[Exercise directions] Exactly retype the opening line of the entries and every line after it, ending with the line that contains "const seriesNames = ['Alt". Skip all pictures.

— Begin Record list —

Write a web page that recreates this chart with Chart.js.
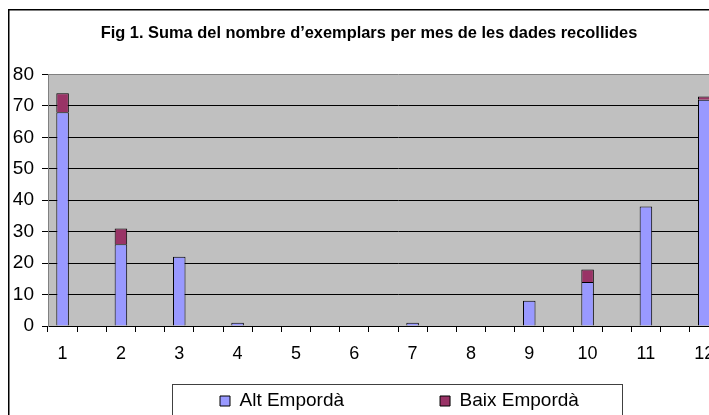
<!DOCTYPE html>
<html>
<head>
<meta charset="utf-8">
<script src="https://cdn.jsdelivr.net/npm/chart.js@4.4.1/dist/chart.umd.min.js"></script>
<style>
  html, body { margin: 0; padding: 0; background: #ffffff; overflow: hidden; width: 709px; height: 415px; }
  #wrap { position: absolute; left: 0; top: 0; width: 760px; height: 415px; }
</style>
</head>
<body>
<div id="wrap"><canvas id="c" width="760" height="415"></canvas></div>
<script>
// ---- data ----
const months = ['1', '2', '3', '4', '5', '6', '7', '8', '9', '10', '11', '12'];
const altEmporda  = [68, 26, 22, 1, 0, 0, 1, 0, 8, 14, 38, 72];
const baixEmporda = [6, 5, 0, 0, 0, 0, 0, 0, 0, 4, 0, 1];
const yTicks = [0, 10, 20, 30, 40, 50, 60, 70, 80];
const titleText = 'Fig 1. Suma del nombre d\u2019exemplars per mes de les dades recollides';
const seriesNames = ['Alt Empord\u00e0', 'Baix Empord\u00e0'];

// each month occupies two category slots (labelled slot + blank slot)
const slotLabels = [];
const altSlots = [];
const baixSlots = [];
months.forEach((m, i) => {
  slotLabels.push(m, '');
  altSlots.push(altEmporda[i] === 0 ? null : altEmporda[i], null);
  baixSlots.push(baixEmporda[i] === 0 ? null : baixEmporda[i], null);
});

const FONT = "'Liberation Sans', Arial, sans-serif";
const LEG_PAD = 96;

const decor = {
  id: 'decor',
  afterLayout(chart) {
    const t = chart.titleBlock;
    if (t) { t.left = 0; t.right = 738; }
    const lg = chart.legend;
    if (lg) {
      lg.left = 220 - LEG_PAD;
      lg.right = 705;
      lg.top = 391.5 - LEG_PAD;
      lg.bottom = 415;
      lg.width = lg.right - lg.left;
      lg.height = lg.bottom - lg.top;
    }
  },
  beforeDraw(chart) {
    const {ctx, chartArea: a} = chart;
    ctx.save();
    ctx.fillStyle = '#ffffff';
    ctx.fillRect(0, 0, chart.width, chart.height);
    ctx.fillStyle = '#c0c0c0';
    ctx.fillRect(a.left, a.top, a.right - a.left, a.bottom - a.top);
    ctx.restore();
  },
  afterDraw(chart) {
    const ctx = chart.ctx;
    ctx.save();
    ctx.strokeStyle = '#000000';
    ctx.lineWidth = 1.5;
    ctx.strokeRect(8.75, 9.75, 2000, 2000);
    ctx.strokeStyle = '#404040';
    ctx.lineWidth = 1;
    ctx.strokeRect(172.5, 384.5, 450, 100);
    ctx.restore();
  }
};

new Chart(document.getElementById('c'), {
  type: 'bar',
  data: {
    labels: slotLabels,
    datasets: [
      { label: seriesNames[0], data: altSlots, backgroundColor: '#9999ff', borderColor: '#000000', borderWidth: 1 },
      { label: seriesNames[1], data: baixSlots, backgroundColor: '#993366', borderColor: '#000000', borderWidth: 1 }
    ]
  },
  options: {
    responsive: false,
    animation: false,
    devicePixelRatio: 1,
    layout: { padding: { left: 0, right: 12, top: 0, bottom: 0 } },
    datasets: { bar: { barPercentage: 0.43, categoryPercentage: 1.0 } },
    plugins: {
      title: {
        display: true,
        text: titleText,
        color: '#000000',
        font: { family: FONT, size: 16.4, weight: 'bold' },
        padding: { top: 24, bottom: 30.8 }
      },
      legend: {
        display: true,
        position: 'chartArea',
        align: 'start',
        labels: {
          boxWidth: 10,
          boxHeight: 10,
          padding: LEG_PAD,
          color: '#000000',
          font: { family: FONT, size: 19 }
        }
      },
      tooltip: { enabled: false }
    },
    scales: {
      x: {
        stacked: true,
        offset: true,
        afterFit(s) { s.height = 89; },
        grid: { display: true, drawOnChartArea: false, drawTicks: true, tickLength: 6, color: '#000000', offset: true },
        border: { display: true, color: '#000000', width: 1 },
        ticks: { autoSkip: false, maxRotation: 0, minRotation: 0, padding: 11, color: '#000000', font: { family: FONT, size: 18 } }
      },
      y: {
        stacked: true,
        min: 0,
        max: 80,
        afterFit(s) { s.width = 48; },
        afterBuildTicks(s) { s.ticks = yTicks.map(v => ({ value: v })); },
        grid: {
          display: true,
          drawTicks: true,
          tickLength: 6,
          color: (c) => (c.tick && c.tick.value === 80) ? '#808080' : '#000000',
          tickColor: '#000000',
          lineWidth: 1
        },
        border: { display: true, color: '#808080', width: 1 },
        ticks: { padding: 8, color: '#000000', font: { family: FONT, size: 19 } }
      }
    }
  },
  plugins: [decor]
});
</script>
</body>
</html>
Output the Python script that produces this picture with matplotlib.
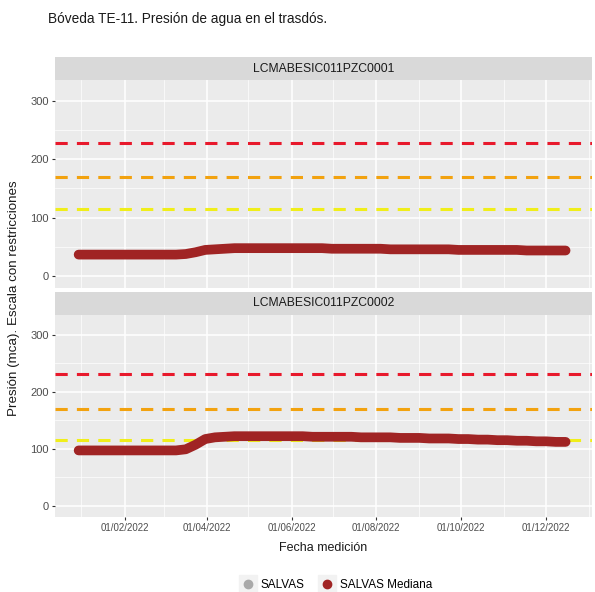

— End Record list —

[Expected output]
Write a web page that recreates this chart with Chart.js.
<!DOCTYPE html>
<html>
<head>
<meta charset="utf-8">
<script src="https://cdn.jsdelivr.net/npm/chart.js@4.4.1/dist/chart.umd.min.js"></script>
<style>
  html, body { margin: 0; padding: 0; background: #ffffff; overflow: hidden; width: 709px; height: 415px; }
  #wrap { position: absolute; left: 0; top: 0; width: 760px; height: 415px; }
</style>
</head>
<body>
<div id="wrap"><canvas id="c" width="760" height="415"></canvas></div>
<script>
// ---- data ----
const months = ['1', '2', '3', '4', '5', '6', '7', '8', '9', '10', '11', '12'];
const altEmporda  = [68, 26, 22, 1, 0, 0, 1, 0, 8, 14, 38, 72];
const baixEmporda = [6, 5, 0, 0, 0, 0, 0, 0, 0, 4, 0, 1];
const yTicks = [0, 10, 20, 30, 40, 50, 60, 70, 80];
const titleText = 'Fig 1. Suma del nombre d\u2019exemplars per mes de les dades recollides';
const seriesNames = ['Alt Empord\u00e0', 'Baix Empord\u00e0'];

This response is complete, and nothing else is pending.